Your objective:
Your task is to retype the lines from the opening of the material through the line that includes "3.0, 3.1, 5.0];". Do not copy the pictures.
— Start of Data shown —
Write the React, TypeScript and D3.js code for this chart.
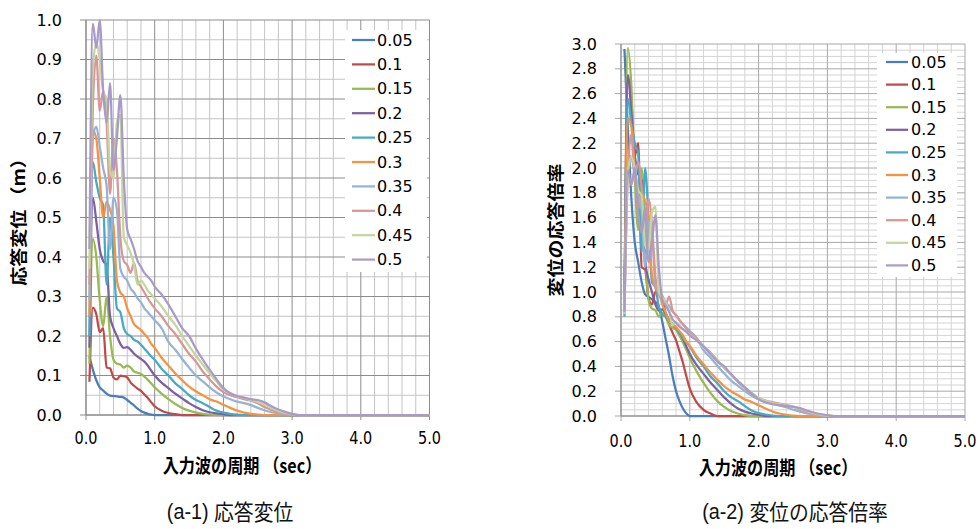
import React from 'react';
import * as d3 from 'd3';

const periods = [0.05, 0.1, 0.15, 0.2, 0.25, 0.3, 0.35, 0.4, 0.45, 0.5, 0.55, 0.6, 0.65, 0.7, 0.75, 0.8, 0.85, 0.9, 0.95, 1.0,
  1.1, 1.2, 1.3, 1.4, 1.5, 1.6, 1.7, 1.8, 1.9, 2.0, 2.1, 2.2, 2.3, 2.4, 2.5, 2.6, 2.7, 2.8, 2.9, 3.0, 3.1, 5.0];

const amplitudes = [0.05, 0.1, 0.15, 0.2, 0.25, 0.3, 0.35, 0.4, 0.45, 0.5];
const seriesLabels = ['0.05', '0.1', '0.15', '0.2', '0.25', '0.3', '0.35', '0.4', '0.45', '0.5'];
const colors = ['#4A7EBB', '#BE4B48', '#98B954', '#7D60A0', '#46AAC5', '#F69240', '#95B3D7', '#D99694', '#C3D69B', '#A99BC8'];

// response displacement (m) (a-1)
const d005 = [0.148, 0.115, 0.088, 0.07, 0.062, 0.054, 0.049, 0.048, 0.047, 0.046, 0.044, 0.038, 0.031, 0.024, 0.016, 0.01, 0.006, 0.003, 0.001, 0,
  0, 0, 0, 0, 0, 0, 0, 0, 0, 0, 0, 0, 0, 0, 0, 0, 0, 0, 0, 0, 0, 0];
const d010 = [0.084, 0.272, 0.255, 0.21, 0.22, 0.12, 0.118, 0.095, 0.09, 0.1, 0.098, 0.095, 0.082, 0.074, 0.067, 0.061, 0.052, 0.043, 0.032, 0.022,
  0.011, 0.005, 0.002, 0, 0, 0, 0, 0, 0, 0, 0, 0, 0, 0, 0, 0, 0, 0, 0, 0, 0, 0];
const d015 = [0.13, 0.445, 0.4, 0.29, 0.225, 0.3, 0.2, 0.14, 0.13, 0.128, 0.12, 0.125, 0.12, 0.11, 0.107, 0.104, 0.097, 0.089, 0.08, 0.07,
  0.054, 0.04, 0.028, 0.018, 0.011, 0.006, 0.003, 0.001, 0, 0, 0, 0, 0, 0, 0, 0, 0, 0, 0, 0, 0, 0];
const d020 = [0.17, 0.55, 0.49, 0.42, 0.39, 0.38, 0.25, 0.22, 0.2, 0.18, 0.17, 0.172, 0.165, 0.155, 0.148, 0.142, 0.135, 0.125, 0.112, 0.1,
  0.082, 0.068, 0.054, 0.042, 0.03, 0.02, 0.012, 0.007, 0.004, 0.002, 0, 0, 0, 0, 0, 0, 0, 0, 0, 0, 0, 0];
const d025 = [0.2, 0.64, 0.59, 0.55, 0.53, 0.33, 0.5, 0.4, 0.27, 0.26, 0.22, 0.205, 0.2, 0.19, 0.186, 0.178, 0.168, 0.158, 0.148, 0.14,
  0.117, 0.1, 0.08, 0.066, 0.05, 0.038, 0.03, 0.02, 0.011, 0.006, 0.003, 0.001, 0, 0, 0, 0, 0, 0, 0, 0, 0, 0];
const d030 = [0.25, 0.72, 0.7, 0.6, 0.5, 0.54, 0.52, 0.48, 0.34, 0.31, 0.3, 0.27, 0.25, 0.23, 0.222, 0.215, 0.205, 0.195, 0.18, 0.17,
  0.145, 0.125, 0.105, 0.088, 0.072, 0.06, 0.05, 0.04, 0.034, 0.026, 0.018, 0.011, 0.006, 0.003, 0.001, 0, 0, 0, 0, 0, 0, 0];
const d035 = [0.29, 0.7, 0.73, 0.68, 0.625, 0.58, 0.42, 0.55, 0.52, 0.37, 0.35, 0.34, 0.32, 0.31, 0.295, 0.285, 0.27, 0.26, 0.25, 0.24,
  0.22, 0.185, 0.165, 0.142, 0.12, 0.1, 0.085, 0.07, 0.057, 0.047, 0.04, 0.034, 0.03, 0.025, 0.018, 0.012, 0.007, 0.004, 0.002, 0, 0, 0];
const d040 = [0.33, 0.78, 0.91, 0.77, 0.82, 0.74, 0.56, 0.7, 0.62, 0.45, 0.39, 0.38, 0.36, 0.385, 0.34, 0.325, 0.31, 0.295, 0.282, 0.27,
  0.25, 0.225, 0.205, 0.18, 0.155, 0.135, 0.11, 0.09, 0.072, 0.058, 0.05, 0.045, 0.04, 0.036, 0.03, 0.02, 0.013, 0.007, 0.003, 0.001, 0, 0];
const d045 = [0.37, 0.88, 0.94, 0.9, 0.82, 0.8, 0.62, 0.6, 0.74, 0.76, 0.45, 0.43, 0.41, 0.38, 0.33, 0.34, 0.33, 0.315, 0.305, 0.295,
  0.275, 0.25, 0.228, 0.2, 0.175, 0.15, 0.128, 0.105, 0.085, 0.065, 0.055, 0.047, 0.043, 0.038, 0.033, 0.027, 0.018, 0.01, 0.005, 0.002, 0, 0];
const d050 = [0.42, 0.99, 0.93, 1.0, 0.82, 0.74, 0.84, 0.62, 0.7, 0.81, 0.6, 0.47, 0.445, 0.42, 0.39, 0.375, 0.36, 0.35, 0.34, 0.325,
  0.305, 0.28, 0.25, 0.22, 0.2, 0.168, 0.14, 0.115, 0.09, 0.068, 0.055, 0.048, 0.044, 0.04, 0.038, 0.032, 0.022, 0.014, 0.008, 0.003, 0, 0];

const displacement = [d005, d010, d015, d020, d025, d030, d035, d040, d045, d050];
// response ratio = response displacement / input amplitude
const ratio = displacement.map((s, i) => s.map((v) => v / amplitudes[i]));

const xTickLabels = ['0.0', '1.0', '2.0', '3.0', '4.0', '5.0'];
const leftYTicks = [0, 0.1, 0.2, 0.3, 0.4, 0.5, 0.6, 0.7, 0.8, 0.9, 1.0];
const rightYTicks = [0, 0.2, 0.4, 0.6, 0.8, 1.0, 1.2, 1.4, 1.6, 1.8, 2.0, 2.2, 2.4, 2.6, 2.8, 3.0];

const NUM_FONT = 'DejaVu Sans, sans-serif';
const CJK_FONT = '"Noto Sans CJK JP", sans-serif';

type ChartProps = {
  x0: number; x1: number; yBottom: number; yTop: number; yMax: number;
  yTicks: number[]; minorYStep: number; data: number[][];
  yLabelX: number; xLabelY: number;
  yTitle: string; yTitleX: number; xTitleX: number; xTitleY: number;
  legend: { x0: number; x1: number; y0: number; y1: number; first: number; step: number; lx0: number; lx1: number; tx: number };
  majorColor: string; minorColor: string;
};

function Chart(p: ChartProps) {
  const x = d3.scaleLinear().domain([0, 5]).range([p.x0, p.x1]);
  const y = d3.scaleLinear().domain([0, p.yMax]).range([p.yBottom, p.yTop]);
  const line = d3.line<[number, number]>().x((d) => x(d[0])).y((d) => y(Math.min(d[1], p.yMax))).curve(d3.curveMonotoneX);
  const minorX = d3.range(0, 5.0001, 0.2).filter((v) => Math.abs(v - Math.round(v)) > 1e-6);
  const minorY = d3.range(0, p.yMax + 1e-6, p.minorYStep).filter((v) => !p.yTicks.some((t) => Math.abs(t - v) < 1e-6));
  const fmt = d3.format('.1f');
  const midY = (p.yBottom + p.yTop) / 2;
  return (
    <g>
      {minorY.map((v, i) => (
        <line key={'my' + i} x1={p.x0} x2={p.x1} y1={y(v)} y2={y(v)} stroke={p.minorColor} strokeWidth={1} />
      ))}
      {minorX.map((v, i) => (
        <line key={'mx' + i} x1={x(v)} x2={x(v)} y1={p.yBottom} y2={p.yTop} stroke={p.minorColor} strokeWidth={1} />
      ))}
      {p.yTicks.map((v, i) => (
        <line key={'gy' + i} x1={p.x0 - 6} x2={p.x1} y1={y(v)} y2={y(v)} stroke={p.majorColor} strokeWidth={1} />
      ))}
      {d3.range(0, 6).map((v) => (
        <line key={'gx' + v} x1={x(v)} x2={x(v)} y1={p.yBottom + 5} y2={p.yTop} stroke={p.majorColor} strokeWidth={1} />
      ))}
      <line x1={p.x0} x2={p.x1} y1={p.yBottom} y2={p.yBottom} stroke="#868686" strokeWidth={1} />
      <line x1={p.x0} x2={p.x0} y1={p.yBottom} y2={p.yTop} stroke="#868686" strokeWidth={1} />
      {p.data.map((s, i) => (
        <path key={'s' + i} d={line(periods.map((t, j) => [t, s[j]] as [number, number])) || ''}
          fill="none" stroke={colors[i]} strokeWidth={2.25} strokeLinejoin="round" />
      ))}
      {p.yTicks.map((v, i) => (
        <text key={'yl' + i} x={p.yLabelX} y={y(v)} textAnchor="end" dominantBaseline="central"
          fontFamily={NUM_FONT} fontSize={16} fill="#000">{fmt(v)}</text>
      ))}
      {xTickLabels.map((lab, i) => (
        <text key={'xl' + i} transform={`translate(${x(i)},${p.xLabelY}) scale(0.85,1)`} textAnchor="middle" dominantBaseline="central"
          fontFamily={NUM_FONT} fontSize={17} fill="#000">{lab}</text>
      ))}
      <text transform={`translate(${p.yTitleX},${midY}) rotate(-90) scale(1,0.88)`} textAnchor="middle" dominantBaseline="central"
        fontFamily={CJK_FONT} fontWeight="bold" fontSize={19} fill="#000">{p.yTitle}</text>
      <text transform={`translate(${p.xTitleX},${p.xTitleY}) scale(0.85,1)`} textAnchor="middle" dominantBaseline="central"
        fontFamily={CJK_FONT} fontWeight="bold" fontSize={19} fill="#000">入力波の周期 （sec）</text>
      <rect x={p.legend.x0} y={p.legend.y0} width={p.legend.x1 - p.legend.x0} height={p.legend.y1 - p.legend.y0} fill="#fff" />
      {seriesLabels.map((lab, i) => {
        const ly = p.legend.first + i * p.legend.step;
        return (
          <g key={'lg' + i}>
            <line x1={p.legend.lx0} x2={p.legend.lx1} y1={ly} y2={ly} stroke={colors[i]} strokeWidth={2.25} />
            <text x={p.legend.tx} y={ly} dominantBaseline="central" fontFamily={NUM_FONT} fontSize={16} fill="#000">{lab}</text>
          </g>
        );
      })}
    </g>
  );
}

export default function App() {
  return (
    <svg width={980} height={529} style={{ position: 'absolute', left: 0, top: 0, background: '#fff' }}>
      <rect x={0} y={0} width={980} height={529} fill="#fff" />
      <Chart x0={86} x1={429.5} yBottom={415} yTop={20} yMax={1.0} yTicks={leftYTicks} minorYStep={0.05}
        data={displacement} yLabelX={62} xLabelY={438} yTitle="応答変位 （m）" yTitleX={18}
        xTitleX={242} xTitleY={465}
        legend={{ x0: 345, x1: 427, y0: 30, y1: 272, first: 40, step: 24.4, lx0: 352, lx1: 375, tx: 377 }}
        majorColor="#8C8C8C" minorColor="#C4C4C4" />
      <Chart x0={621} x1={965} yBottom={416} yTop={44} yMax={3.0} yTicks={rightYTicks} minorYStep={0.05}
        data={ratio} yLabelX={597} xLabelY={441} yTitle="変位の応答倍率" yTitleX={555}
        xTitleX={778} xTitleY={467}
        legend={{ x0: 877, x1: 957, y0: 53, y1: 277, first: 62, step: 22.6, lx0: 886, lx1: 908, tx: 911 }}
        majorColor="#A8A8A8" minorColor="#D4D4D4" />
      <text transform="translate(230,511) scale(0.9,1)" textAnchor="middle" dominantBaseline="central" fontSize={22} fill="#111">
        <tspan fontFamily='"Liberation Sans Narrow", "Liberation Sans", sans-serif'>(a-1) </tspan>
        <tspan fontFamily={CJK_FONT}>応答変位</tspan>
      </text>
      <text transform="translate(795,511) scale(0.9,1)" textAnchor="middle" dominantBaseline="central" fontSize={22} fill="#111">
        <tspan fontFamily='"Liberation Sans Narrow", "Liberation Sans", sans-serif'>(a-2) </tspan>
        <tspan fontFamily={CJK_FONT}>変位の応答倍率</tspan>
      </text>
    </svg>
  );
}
— End of Data shown —
Answer to the exercise:
Write the React, TypeScript and D3.js code for this chart.
import React from 'react';
import * as d3 from 'd3';

const periods = [0.05, 0.1, 0.15, 0.2, 0.25, 0.3, 0.35, 0.4, 0.45, 0.5, 0.55, 0.6, 0.65, 0.7, 0.75, 0.8, 0.85, 0.9, 0.95, 1.0,
  1.1, 1.2, 1.3, 1.4, 1.5, 1.6, 1.7, 1.8, 1.9, 2.0, 2.1, 2.2, 2.3, 2.4, 2.5, 2.6, 2.7, 2.8, 2.9, 3.0, 3.1, 5.0];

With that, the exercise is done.